-- start of Extracted records --
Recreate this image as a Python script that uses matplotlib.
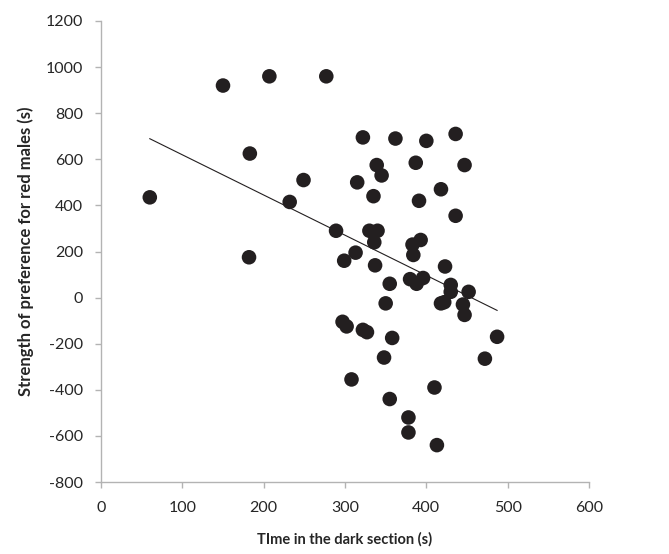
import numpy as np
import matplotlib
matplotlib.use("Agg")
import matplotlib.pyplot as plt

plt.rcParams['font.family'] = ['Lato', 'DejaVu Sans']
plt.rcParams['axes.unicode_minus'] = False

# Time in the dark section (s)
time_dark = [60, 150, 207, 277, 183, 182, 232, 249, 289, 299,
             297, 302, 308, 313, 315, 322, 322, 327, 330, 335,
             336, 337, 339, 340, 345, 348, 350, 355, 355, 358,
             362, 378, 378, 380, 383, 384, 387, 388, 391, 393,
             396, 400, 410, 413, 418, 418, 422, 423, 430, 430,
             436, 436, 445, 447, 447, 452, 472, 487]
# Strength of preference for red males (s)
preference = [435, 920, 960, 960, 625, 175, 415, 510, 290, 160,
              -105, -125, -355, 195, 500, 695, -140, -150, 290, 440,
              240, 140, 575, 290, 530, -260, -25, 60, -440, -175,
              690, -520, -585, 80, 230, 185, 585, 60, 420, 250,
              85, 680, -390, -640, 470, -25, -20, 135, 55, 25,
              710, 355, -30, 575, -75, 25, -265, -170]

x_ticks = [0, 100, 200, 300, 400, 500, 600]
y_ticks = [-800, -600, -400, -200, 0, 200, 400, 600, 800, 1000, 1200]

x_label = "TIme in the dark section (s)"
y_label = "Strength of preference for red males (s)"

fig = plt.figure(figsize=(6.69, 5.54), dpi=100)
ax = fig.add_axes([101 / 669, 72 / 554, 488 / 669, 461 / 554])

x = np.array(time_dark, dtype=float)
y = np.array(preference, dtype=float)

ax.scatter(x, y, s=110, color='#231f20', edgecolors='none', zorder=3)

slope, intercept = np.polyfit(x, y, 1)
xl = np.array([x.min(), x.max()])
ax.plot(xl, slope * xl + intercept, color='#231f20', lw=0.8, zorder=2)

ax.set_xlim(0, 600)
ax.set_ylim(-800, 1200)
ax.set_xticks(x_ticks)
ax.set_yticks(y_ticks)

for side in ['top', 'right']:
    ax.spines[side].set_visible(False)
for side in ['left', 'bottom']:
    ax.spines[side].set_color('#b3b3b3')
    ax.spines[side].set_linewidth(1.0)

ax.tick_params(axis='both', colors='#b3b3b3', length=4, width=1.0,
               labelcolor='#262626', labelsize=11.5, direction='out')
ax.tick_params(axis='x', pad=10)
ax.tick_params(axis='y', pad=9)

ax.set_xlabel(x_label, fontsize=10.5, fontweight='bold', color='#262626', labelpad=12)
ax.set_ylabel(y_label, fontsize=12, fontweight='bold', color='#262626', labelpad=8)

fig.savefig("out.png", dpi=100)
-- end of Extracted records --
-- start of Extracted records --
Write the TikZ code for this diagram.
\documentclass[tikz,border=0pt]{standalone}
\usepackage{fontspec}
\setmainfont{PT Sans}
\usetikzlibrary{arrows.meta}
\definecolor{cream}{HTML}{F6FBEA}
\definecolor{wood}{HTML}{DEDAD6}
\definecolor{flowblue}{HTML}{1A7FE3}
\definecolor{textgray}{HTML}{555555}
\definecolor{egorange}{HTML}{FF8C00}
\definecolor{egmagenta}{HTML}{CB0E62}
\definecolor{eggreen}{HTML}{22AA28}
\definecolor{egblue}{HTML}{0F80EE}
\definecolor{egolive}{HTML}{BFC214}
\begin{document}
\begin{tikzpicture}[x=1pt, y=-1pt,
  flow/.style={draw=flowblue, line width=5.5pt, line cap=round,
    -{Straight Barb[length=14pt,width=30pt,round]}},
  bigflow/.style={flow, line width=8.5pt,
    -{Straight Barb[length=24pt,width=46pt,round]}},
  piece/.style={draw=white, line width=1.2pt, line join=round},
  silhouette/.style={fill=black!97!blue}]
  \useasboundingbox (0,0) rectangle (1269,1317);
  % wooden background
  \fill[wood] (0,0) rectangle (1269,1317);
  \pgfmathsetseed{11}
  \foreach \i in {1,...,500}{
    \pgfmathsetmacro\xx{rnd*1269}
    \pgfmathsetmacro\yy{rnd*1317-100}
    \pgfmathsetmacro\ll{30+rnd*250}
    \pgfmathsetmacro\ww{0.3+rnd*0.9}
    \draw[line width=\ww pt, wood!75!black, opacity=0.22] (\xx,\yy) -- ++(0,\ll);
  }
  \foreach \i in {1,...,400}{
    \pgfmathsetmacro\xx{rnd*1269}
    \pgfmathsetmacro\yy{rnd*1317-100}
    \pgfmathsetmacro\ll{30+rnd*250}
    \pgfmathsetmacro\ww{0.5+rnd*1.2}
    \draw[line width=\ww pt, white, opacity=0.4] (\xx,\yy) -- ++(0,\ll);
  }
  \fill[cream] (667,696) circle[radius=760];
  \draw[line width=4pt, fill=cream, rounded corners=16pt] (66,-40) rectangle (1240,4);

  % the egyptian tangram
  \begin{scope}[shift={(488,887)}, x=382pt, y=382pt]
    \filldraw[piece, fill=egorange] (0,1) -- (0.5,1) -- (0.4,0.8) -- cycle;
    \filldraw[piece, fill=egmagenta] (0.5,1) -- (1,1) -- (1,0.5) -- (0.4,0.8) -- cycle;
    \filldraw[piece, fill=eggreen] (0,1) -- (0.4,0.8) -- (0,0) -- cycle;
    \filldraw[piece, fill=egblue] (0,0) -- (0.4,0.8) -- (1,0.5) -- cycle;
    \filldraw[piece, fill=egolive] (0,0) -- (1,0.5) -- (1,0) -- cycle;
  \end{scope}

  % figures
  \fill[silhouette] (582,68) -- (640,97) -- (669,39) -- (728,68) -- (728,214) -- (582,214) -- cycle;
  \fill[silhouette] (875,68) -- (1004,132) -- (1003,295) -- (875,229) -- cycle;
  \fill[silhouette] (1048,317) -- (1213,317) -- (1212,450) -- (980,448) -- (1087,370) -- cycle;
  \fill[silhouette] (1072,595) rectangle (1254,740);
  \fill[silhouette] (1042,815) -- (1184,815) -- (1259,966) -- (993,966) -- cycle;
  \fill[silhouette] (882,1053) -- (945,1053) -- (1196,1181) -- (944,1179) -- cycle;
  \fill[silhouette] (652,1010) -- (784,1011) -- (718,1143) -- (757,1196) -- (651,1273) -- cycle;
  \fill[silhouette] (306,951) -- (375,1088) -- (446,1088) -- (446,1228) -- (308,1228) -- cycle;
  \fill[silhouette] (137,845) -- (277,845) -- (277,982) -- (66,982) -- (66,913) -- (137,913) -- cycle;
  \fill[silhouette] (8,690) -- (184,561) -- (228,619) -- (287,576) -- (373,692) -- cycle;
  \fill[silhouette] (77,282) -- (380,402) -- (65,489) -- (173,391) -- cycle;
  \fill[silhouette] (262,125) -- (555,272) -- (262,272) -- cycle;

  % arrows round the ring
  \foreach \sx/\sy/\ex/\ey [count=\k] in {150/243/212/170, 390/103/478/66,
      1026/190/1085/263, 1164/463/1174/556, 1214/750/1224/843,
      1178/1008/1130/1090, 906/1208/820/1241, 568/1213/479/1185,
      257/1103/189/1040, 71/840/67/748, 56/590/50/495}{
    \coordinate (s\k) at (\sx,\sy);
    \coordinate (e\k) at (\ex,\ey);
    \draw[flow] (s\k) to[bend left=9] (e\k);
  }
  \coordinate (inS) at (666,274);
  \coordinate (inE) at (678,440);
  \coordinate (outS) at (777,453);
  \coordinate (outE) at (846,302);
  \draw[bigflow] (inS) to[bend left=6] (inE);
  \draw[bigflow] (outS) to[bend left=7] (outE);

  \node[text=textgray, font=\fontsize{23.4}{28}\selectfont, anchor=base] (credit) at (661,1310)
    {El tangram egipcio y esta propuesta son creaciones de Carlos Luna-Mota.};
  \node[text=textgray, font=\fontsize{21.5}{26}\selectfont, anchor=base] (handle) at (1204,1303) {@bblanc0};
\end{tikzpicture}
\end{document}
-- end of Extracted records --
_Problem requirements:_ Copy exactly, and copy only, the lines from the one with "Recreate this image" to the one with "plt.rcParams['axes.unicode_minus'] = False", ends included. Pictures are not part of the copy.

_Correct output:_
Recreate this image as a Python script that uses matplotlib.
import numpy as np
import matplotlib
matplotlib.use("Agg")
import matplotlib.pyplot as plt

plt.rcParams['font.family'] = ['Lato', 'DejaVu Sans']
plt.rcParams['axes.unicode_minus'] = False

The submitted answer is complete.